How to Use DataParallel in PyTorch for Multi-GPU Training

Use torch.nn.DataParallel to wrap your model and enable multi-GPU training by distributing input batches across GPUs automatically. Wrap your model with DataParallel(model) and move it to a CUDA device to start parallel training.
📐

Syntax

The basic syntax to use DataParallel is to wrap your existing model like this:

  • model = YourModel(): create your model instance.
  • model = torch.nn.DataParallel(model): wrap the model to enable multi-GPU usage.
  • model.to('cuda'): move the model to GPU.

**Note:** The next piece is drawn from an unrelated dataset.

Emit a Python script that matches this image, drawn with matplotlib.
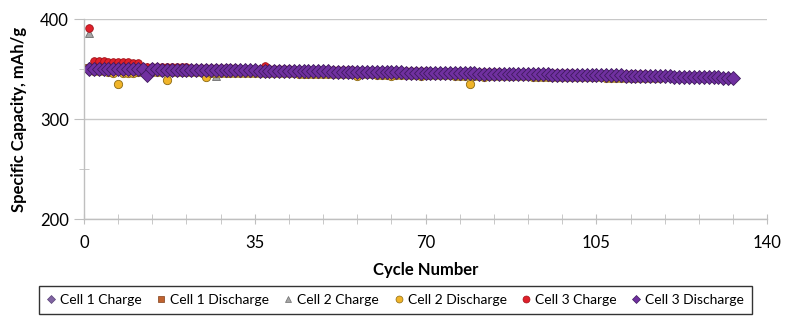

During training, just use model(input) as usual. DataParallel splits the input batch across GPUs and gathers outputs automatically.

python
model = YourModel()
model = torch.nn.DataParallel(model)
model.to('cuda')
output = model(input)
💻

Example

This example shows how to use DataParallel to train a simple neural network on multiple GPUs. It creates random input data, wraps the model, and runs a forward pass.

python
import torch
import torch.nn as nn

class SimpleModel(nn.Module):
    def __init__(self):
        super().__init__()
        self.linear = nn.Linear(10, 5)
    def forward(self, x):
        return self.linear(x)

# Create model and wrap with DataParallel
model = SimpleModel()
model = nn.DataParallel(model)
model.to('cuda')

# Create dummy input batch of size 16
input_tensor = torch.randn(16, 10).to('cuda')

# Forward pass
output = model(input_tensor)
print('Output shape:', output.shape)
Output
Output shape: torch.Size([16, 5])
⚠️

Common Pitfalls

  • Not moving input to GPU: Inputs must be on the same device as the model (usually CUDA) before passing to DataParallel.
  • Accessing model attributes: After wrapping, access the original model with model.module to save or modify.
  • Single GPU fallback: DataParallel works with one GPU but adds overhead; consider using it only if multiple GPUs are available.
python
import torch
import torch.nn as nn

model = nn.Linear(10, 5)
model = nn.DataParallel(model)

# Wrong: input on CPU
input_cpu = torch.randn(16, 10)
# output = model(input_cpu)  # This will error

# Right: move input to CUDA
input_cuda = input_cpu.to('cuda')
model.to('cuda')
output = model(input_cuda)

# Access original model
original_model = model.module
📊

Quick Reference

  • Wrap your model: model = nn.DataParallel(model)
  • Move model and inputs to CUDA: model.to('cuda'), input = input.to('cuda')
  • Use model(input) as usual
  • Access original model with model.module
  • Works best when batch size is large enough to split across GPUs

Key Takeaways

Wrap your model with torch.nn.DataParallel to enable multi-GPU training easily.
Always move both model and input tensors to CUDA devices before using DataParallel.
Access the original model via model.module after wrapping for saving or modifications.
DataParallel automatically splits input batches and gathers outputs across GPUs.
Use DataParallel only if you have multiple GPUs and a large enough batch size.